The old ruins, those pleasant antiquities, blocks of Sun-warmed marble wedged in romantic sands, are reassuring, and speak of a time when clocks turned slowly. The ruins of the industrial era, old brick-built factories, seem equally distant. They are sweetly melancholic: the wind pushes one last squeak from a rusty wheel and corridors echo with memories of heavy, well-oiled machines. The old ruins appeal to us because we're nostalgic for a world that was less frantic. We like to be fooled that ruins are from the past when, in fact, they describe our present.
This is a book about 21 new ruins. Each one challenges our ideas about what ruins look like and each one has a unique story to tell. They all linked, not just by their novelty, but because each offers a portrait of a world in which abandonment and collapse have become normalised.
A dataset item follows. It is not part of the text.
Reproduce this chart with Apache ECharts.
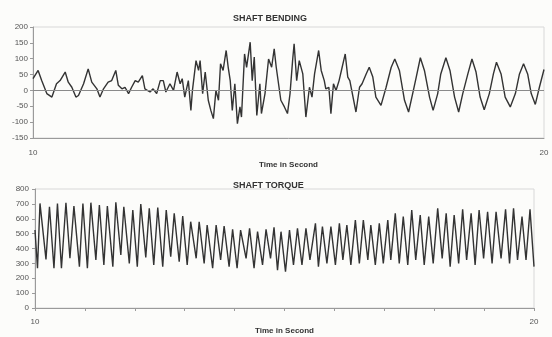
<!DOCTYPE html>
<html>
<head>
<meta charset="utf-8">
<script src="https://cdn.jsdelivr.net/npm/echarts@6/dist/echarts.min.js"></script>
<style>
  html, body { margin: 0; padding: 0; background: #fcfcfa; }
  #chart { width: 552px; height: 337px; }
</style>
</head>
<body>
<div id="chart"></div>
<script>
// shaft bending (time in s, value)
const bendingTime = [
  10.00, 10.10, 10.17, 10.27, 10.37, 10.40, 10.46, 10.53, 10.63, 10.69,
  10.76, 10.84, 10.89, 10.99, 11.08, 11.15, 11.25, 11.31, 11.38, 11.47,
  11.54, 11.62, 11.67, 11.74, 11.80, 11.87, 11.93, 12.00, 12.06, 12.14,
  12.19, 12.29, 12.35, 12.42, 12.49, 12.55, 12.60, 12.68, 12.75, 12.82,
  12.88, 12.92, 12.97, 13.04, 13.09, 13.12, 13.19, 13.24, 13.27, 13.32,
  13.37, 13.43, 13.48, 13.53, 13.58, 13.63, 13.67, 13.72, 13.78, 13.82,
  13.86, 13.90, 13.95, 14.00, 14.05, 14.08, 14.14, 14.18, 14.25, 14.29,
  14.33, 14.38, 14.44, 14.47, 14.54, 14.61, 14.67, 14.72,
  14.76, 14.85, 14.92, 14.98, 15.03, 15.08, 15.11, 15.16, 15.21, 15.28,
  15.34, 15.41, 15.46, 15.51, 15.59, 15.64, 15.70, 15.73, 15.79, 15.83,
  15.88, 15.93, 15.99, 16.05, 16.11, 16.16, 16.20, 16.32, 16.39, 16.44,
  16.52, 16.58, 16.65, 16.71, 16.81, 16.91, 17.01, 17.08, 17.17, 17.27,
  17.35, 17.43, 17.50, 17.58, 17.66, 17.76, 17.83, 17.92, 17.98, 18.08,
  18.16, 18.25, 18.33, 18.41, 18.51, 18.59, 18.67, 18.75, 18.83, 18.93,
  19.01, 19.07, 19.16, 19.24, 19.34, 19.44, 19.52, 19.60, 19.68, 19.75,
  19.83, 19.91, 20.00
];
const bendingValue = [
  37, 63, 31, -10, -21, -16, 21, 31, 58, 26,
  10, -21, -16, 21, 68, 26, 5, -21, 5, 26,
  31, 63, 16, 5, 10, -10, 10, 31, 26, 47,
  5, -5, 5, -10, 31, 31, -5, 21, 0, 58,
  21, 37, -21, 31, -63, 0, 94, 63, 94, -10,
  58, -31, -63, -89, 0, -31, 84, 63, 126, 73,
  31, -63, 21, -105, -52, -84, 115, 73, 152, 31,
  105, -79, 21, -73, -10, 99, 73, 131,
  73, -31, -52, -73, -10, 94, 147, 31, 94, 52,
  -84, 10, -21, 52, 126, 63, 31, 5, 10, -73,
  21, 0, 31, 73, 115, 42, 31, -68, 10, 21,
  52, 73, 42, -21, -47, 10, 73, 99, 63, -31,
  -68, -10, 42, 103, 63, -21, -63, -10, 52, 103,
  63, -21, -68, -10, 52, 99, 58, -21, -61, -10,
  52, 89, 52, -21, -52, -10, 52, 84, 52, -10,
  -44, 10, 66
];

// shaft torque, peaks and troughs
const torqueTime = [
  10.00, 10.05, 10.10, 10.22, 10.29, 10.38, 10.45, 10.53, 10.62, 10.70,
  10.78, 10.89, 10.96, 11.05, 11.12, 11.22, 11.29, 11.38, 11.45, 11.56,
  11.62, 11.72, 11.78, 11.89, 11.96, 12.05, 12.12, 12.22, 12.29, 12.38,
  12.46, 12.56, 12.63, 12.72, 12.79, 12.89, 12.96, 13.05, 13.12, 13.23,
  13.29, 13.39, 13.45, 13.56, 13.63, 13.72, 13.79, 13.89, 13.96, 14.05,
  14.12, 14.23, 14.30, 14.39, 14.46, 14.56, 14.63, 14.72, 14.79,
  14.86, 14.93, 15.02, 15.10, 15.18, 15.26, 15.35, 15.43, 15.51, 15.62,
  15.68, 15.76, 15.85, 15.93, 16.02, 16.10, 16.17, 16.25, 16.33, 16.42,
  16.50, 16.58, 16.67, 16.73, 16.82, 16.90, 16.98, 17.07, 17.13, 17.22,
  17.30, 17.38, 17.47, 17.55, 17.63, 17.72, 17.80, 17.89, 17.98, 18.07,
  18.16, 18.24, 18.32, 18.40, 18.49, 18.57, 18.65, 18.74, 18.82, 18.90,
  18.99, 19.07, 19.16, 19.24, 19.34, 19.43, 19.51, 19.59, 19.67, 19.76,
  19.84, 19.92, 20.00
];
const torqueValue = [
  524, 267, 703, 327, 681, 267, 703, 267, 708, 334,
  685, 278, 703, 267, 708, 323, 692, 289, 685, 278,
  710, 356, 681, 300, 659, 278, 699, 340, 670, 289,
  676, 278, 659, 345, 636, 311, 618, 289, 580, 334,
  580, 300, 558, 267, 558, 323, 551, 278, 529, 267,
  524, 334, 535, 267, 513, 289, 529, 334, 542,
  255, 513, 244, 524, 289, 535, 289, 535, 323, 569,
  278, 547, 300, 547, 289, 569, 323, 558, 289, 591,
  300, 591, 323, 558, 289, 569, 300, 591, 323, 636,
  300, 614, 289, 659, 323, 625, 289, 614, 300, 670,
  334, 636, 278, 625, 300, 663, 323, 636, 289, 659,
  334, 647, 300, 647, 334, 663, 300, 670, 323, 614,
  323, 663, 278
];

const edgeLabels = [10, 20];

const pair = (ts, vs) => ts.map((t, i) => [t, vs[i]]);
const textFont = 'Liberation Sans, Arial, sans-serif';
const lineColor = '#333333';
const axisGray = '#9a9a9a';

const chart = echarts.init(document.getElementById('chart'));

function edgeOnly(v) {
  return edgeLabels.indexOf(v) >= 0 ? String(v) : '';
}

const option = {
  backgroundColor: '#fcfcfa',
  animation: false,
  textStyle: { fontFamily: textFont },
  title: [
    {
      text: 'SHAFT BENDING',
      left: 228,
      top: 9,
      textStyle: { fontSize: 9, fontWeight: 'bold', color: '#333' }
    },
    {
      text: 'SHAFT TORQUE',
      left: 228,
      top: 176,
      textStyle: { fontSize: 9, fontWeight: 'bold', color: '#333' }
    }
  ],
  grid: [
    { left: 33, right: 8, top: 27, height: 111, show: true, borderColor: '#d8d8d8', borderWidth: 1 },
    { left: 35, right: 18, top: 189, height: 119, show: true, borderColor: '#d8d8d8', borderWidth: 1 }
  ],
  xAxis: [
    {
      gridIndex: 0,
      type: 'value',
      min: 10,
      max: 20,
      interval: 10,
      axisLine: { onZero: false, lineStyle: { color: axisGray } },
      axisTick: { show: false },
      splitLine: { show: false },
      axisLabel: { fontSize: 8, color: '#555', margin: 11, formatter: edgeOnly },
      name: 'Time in Second',
      nameLocation: 'middle',
      nameGap: 23,
      nameTextStyle: { fontSize: 8, fontWeight: 'bold', color: '#333' }
    },
    {
      gridIndex: 1,
      type: 'value',
      min: 10,
      max: 20,
      interval: 1,
      axisLine: { onZero: false, lineStyle: { color: axisGray } },
      axisTick: { show: true, length: 3, inside: false, lineStyle: { color: axisGray } },
      splitLine: { show: false },
      axisLabel: { fontSize: 8, color: '#555', margin: 10, formatter: edgeOnly },
      name: 'Time in Second',
      nameLocation: 'middle',
      nameGap: 16,
      nameTextStyle: { fontSize: 8, fontWeight: 'bold', color: '#333' }
    }
  ],
  yAxis: [
    {
      gridIndex: 0,
      type: 'value',
      min: -150,
      max: 200,
      interval: 50,
      axisLine: { show: true, lineStyle: { color: axisGray } },
      axisTick: { show: true, length: 3, lineStyle: { color: axisGray } },
      splitLine: { show: false },
      axisLabel: { fontSize: 8, color: '#555', margin: 5 }
    },
    {
      gridIndex: 1,
      type: 'value',
      min: 0,
      max: 800,
      interval: 100,
      axisLine: { show: true, lineStyle: { color: axisGray } },
      axisTick: { show: true, length: 3, lineStyle: { color: axisGray } },
      splitLine: { show: false },
      axisLabel: { fontSize: 8, color: '#555', margin: 6 }
    }
  ],
  series: [
    {
      name: 'Shaft Bending',
      type: 'line',
      xAxisIndex: 0,
      yAxisIndex: 0,
      showSymbol: false,
      data: pair(bendingTime, bendingValue),
      lineStyle: { color: lineColor, width: 1.4 },
      markLine: {
        silent: true,
        symbol: 'none',
        label: { show: false },
        lineStyle: { color: '#8a8a8a', width: 1, type: 'solid' },
        data: [{ yAxis: 0 }]
      }
    },
    {
      name: 'Shaft Torque',
      type: 'line',
      xAxisIndex: 1,
      yAxisIndex: 1,
      showSymbol: false,
      data: pair(torqueTime, torqueValue),
      lineStyle: { color: lineColor, width: 1.4 }
    }
  ]
};

chart.setOption(option);
</script>
</body>
</html>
Part of what makes the new ruins so strange is their uncertainty. Yesterday's ruins are frozen in time. No one is planning to rebuild Pompeii. The new ruins are queasier. They are dead but, somehow, keep breathing: the ruined virtual kingdom can be rebooted, so too the empty retail park. Perhaps even wrecked nature can be resurrected, the Amazon rebuilt, the ocean's eco-systems reconstructed. The new ruins are zombies, dead but always threatening to spring back to life.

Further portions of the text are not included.